### Source excerpt
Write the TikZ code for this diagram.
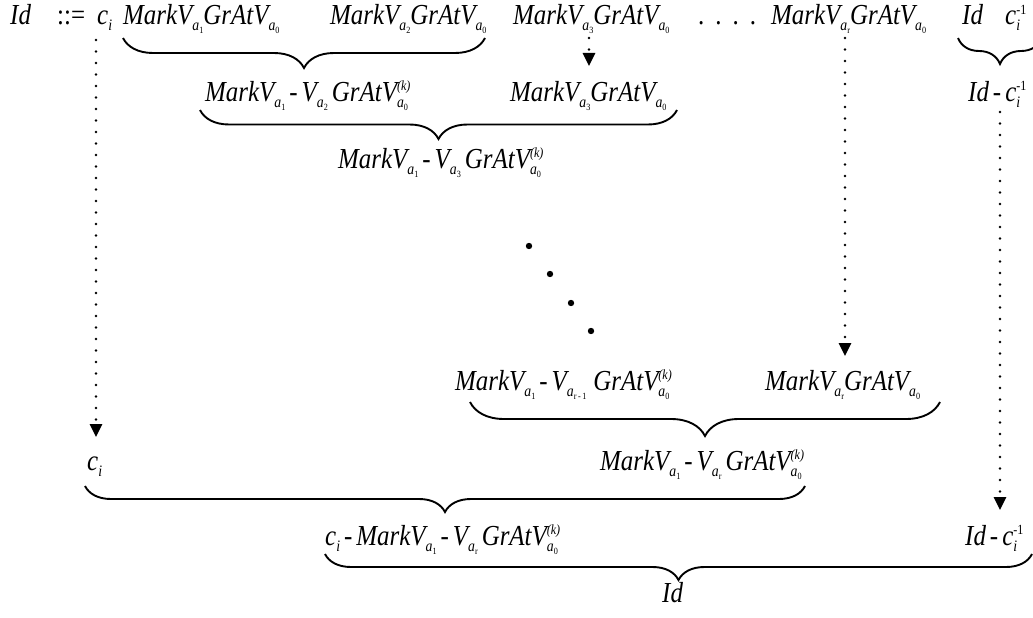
\documentclass[tikz,border=0pt]{standalone}
\usepackage{fontspec}
\setmainfont[FakeStretch=0.86]{Liberation Serif}
\usetikzlibrary{decorations.pathreplacing,arrows.meta}
\newcommand\tsub[2]{\raisebox{-6pt}{\fontsize{16}{16}\selectfont\itshape #1\raisebox{-3pt}{\fontsize{9.5}{9.5}\selectfont\upshape #2}}}
\newcommand\tsubsup[3]{\rlap{\raisebox{10.5pt}{\fontsize{14}{14}\selectfont #3}}\tsub{#1}{#2}}
\newcommand\hy{\hskip4pt-\hskip4pt}
\newcommand\MGa[1]{MarkV\tsub{a}{#1}GrAtV\tsub{a}{0}}
\newcommand\MVk[1]{MarkV\tsub{a}{1}\hy V\tsub{a}{#1}\hskip4pt GrAtV\tsubsup{a}{0}{(k)}}
\begin{document}
\begin{tikzpicture}[x=1pt,y=-1pt,
  lbl/.style={anchor=base west,inner sep=0pt,font=\fontsize{29}{31}\selectfont\itshape},
  brc/.style={decorate,decoration={brace,mirror,amplitude=#1},line width=1.9pt},
  dotline/.style={line width=2.8pt,line cap=round,dash pattern=on 0pt off 11.5pt,
    -{Triangle[width=12pt,length=13pt]}}]
\useasboundingbox (0,0) rectangle (1033,618);
% row 1
\node[lbl] (id) at (10,25) {Id};
\node[lbl] (def) at (57,25) {\upshape ::=};
\node[lbl] (ci) at (97,25) {c\tsub{i}{}};
\node[lbl] (L1) at (123,25) {\MGa{1}};
\node[lbl] (L2) at (330,25) {\MGa{2}};
\node[lbl] (L3) at (513,25) {\MGa{3}};
\node[lbl] (dots) at (698,25) {\upshape .\hskip11pt.\hskip11pt.\hskip11pt.};
\node[lbl] (L4) at (771,25) {\MGa{r}};
\node[lbl] (id2) at (962,25) {Id};
\node[lbl] (cinv) at (1005,25) {c\tsubsup{i}{}{\upshape -1}};
% row 2
\node[lbl] (L5) at (205,101) {\MVk{2}};
\node[lbl] (L6) at (510,101) {\MGa{3}};
\node[lbl] (idc) at (968,101) {Id\hy c\tsubsup{i}{}{\upshape -1}};
% row 3
\node[lbl] (L7) at (338,168) {\MVk{3}};
% row 4
\node[lbl] (L8) at (455,390) {\MVk{r\hskip1.5pt-\hskip1.5pt1\hskip3pt}};
\node[lbl] (L9) at (765,390) {\MGa{r}};
% row 5
\node[lbl] (ci2) at (87,470) {c\tsub{i}{}};
\node[lbl] (L10) at (600,470) {\MVk{r}};
% row 6
\node[lbl] (L11) at (325,545) {c\tsub{i}{}\hy\MVk{r}};
\node[lbl] (idc2) at (965,545) {Id\hy c\tsubsup{i}{}{\upshape -1}};
% row 7
\node[lbl] (idf) at (662,602) {Id};
% braces
\coordinate (bA1) at (123,38); \coordinate (bA2) at (485,38);
\coordinate (bB1) at (958,38); \coordinate (bB2) at (1042,38);
\coordinate (bC1) at (200,110); \coordinate (bC2) at (677,110);
\coordinate (bD1) at (470,402); \coordinate (bD2) at (940,402);
\coordinate (bE1) at (85,486); \coordinate (bE2) at (805,486);
\coordinate (bF1) at (325,554); \coordinate (bF2) at (1032,554);
\draw[brc=30pt] (bA1) -- (bA2);
\draw[brc=26pt] (bB1) -- (bB2);
\draw[brc=29pt] (bC1) -- (bC2);
\draw[brc=34pt] (bD1) -- (bD2);
\draw[brc=26pt] (bE1) -- (bE2);
\draw[brc=26pt] (bF1) -- (bF2);
% dotted arrows
\coordinate (a1s) at (96,40); \coordinate (a1e) at (96,437);
\coordinate (a2s) at (589,38); \coordinate (a2e) at (589,66);
\coordinate (a3s) at (845,38); \coordinate (a3e) at (845,356);
\coordinate (a4s) at (1000,112); \coordinate (a4e) at (1000,510);
\draw[dotline] (a1s) -- (a1e);
\draw[dotline] (a2s) -- (a2e);
\draw[dotline] (a3s) -- (a3e);
\draw[dotline] (a4s) -- (a4e);
% diagonal dots
\foreach \x/\y in {529/246,550/274,571/303,591/331} \fill (\x,\y) circle (3.2pt);
\end{tikzpicture}
\end{document}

### Directive
Copy all the data exactly as written, but skip any picture.

### Answer to the task
Write the TikZ code for this diagram.
\documentclass[tikz,border=0pt]{standalone}
\usepackage{fontspec}
\setmainfont[FakeStretch=0.86]{Liberation Serif}
\usetikzlibrary{decorations.pathreplacing,arrows.meta}
\newcommand\tsub[2]{\raisebox{-6pt}{\fontsize{16}{16}\selectfont\itshape #1\raisebox{-3pt}{\fontsize{9.5}{9.5}\selectfont\upshape #2}}}
\newcommand\tsubsup[3]{\rlap{\raisebox{10.5pt}{\fontsize{14}{14}\selectfont #3}}\tsub{#1}{#2}}
\newcommand\hy{\hskip4pt-\hskip4pt}
\newcommand\MGa[1]{MarkV\tsub{a}{#1}GrAtV\tsub{a}{0}}
\newcommand\MVk[1]{MarkV\tsub{a}{1}\hy V\tsub{a}{#1}\hskip4pt GrAtV\tsubsup{a}{0}{(k)}}
\begin{document}
\begin{tikzpicture}[x=1pt,y=-1pt,
  lbl/.style={anchor=base west,inner sep=0pt,font=\fontsize{29}{31}\selectfont\itshape},
  brc/.style={decorate,decoration={brace,mirror,amplitude=#1},line width=1.9pt},
  dotline/.style={line width=2.8pt,line cap=round,dash pattern=on 0pt off 11.5pt,
    -{Triangle[width=12pt,length=13pt]}}]
\useasboundingbox (0,0) rectangle (1033,618);
% row 1
\node[lbl] (id) at (10,25) {Id};
\node[lbl] (def) at (57,25) {\upshape ::=};
\node[lbl] (ci) at (97,25) {c\tsub{i}{}};
\node[lbl] (L1) at (123,25) {\MGa{1}};
\node[lbl] (L2) at (330,25) {\MGa{2}};
\node[lbl] (L3) at (513,25) {\MGa{3}};
\node[lbl] (dots) at (698,25) {\upshape .\hskip11pt.\hskip11pt.\hskip11pt.};
\node[lbl] (L4) at (771,25) {\MGa{r}};
\node[lbl] (id2) at (962,25) {Id};
\node[lbl] (cinv) at (1005,25) {c\tsubsup{i}{}{\upshape -1}};
% row 2
\node[lbl] (L5) at (205,101) {\MVk{2}};
\node[lbl] (L6) at (510,101) {\MGa{3}};
\node[lbl] (idc) at (968,101) {Id\hy c\tsubsup{i}{}{\upshape -1}};
% row 3
\node[lbl] (L7) at (338,168) {\MVk{3}};
% row 4
\node[lbl] (L8) at (455,390) {\MVk{r\hskip1.5pt-\hskip1.5pt1\hskip3pt}};
\node[lbl] (L9) at (765,390) {\MGa{r}};
% row 5
\node[lbl] (ci2) at (87,470) {c\tsub{i}{}};
\node[lbl] (L10) at (600,470) {\MVk{r}};
% row 6
\node[lbl] (L11) at (325,545) {c\tsub{i}{}\hy\MVk{r}};
\node[lbl] (idc2) at (965,545) {Id\hy c\tsubsup{i}{}{\upshape -1}};
% row 7
\node[lbl] (idf) at (662,602) {Id};
% braces
\coordinate (bA1) at (123,38); \coordinate (bA2) at (485,38);
\coordinate (bB1) at (958,38); \coordinate (bB2) at (1042,38);
\coordinate (bC1) at (200,110); \coordinate (bC2) at (677,110);
\coordinate (bD1) at (470,402); \coordinate (bD2) at (940,402);
\coordinate (bE1) at (85,486); \coordinate (bE2) at (805,486);
\coordinate (bF1) at (325,554); \coordinate (bF2) at (1032,554);
\draw[brc=30pt] (bA1) -- (bA2);
\draw[brc=26pt] (bB1) -- (bB2);
\draw[brc=29pt] (bC1) -- (bC2);
\draw[brc=34pt] (bD1) -- (bD2);
\draw[brc=26pt] (bE1) -- (bE2);
\draw[brc=26pt] (bF1) -- (bF2);
% dotted arrows
\coordinate (a1s) at (96,40); \coordinate (a1e) at (96,437);
\coordinate (a2s) at (589,38); \coordinate (a2e) at (589,66);
\coordinate (a3s) at (845,38); \coordinate (a3e) at (845,356);
\coordinate (a4s) at (1000,112); \coordinate (a4e) at (1000,510);
\draw[dotline] (a1s) -- (a1e);
\draw[dotline] (a2s) -- (a2e);
\draw[dotline] (a3s) -- (a3e);
\draw[dotline] (a4s) -- (a4e);
% diagonal dots
\foreach \x/\y in {529/246,550/274,571/303,591/331} \fill (\x,\y) circle (3.2pt);
\end{tikzpicture}
\end{document}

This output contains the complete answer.